The debate over prices
The debate over the cost of pharmaceutical drugs has been raging for a number of years now.
A surge in the price of hepatitis C drugs in 2014 led some people to ask why some drugs cost so much and others don’t.
In 2015, Turing Pharmaceuticals raised the price of its drug Daraprim from $13 to $750 per pill overnight. The outrage eventually led to congressional hearings that included testimony from Turing Chief Executive Officer, Martin Shkreli.
Last year, a report revealed that the price of cancer drugs has skyrocketed six-fold since 2000.
This summer, concerns were raised about the $475,000 price tag Novartis placed on its new cancer-fighting drug, Kymriah.
Also this summer, Sen. Bernie Sanders (I-Vt.) said he would support two pieces of legislation to help lower prescription drug prices.
One bill would put price caps on drugs in which taxpayers helped fund the research. The other would make it easier to import medications from Canada and other countries.
David Mitchell, president of Patients for Affordable Drugs, would welcome such changes.
Besides overseeing his consumer group, Mitchell is also being treated for the blood cancer multiple myeloma. His drug treatments cost $450,000 per year.
“Drug prices punish people for being sick,” Mitchell told Healthline.
He said the study dispels the “inflated costs” the pharmaceutical industry has used in the past to justify their prices.
However, pharmaceutical officials once again point out that there are astronomical research and development costs in their industry.
“Ignoring the R&D costs from the many companies that have not received a U.S. Food and Drug Administration approval indicates a lack of understanding of the risk companies face at the outset of an uncertain project and the role of economic incentives in ensuring investment despite steep odds,” Campbell said. “The risk inherent in R&D is the key reason why 90 percent of publicly-traded biopharmaceutical companies in 2014 did not make a profit.”
Campbell added that pharmaceutical companies used the research obtained in tests of drugs that aren’t marketed to develop new and even better medications.
“Thanks to the tenacity of biopharmaceutical companies, we have therapies unimaginable just a decade ago that attack cancer at the molecular level and are tailored to the unique needs of individual patients,” she said.
Mitchell said he is in favor of a “robust R&D pipeline,” but he feels the prices for cancer drugs more than make up for those research costs.
“They’re asking consumers and patients to cover their risk,” he said. “There has to be a line where the prices meet the criteria for patients and for drug companies to make a profit.”
A new era
Dr. Len Lichtenfeld, deputy chief medical officer for the American Cancer Society, said the study will certainly spark debate over drug prices.
However, we are in a new era in pharmaceutical research.
Lichtenfeld told Healthline that biologic drugs and targeted therapies like immunology are more expensive to research.
In addition, they serve a smaller patient base than the more general drugs of the past such as penicillin.
That means companies need to charge more to make a profit.
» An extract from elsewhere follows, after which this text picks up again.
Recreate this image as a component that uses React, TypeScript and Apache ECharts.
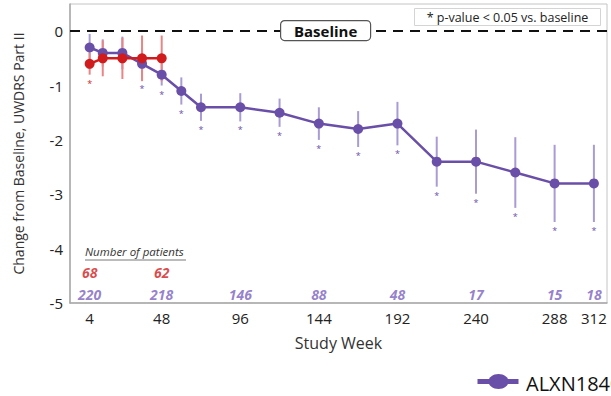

He said society may have to choose over how aggressive they want research and development to be in these fields, given the costs.
“That’s a much larger question,” he said.
In the past, initially high drug prices have gone down after they receive widespread use.
That’s no longer the case with our more specialized drugs.
“Now, it’s a matter of spreading cost over only hundreds, perhaps a few thousand, people,” Lichtenfeld said. “It’s a different world.”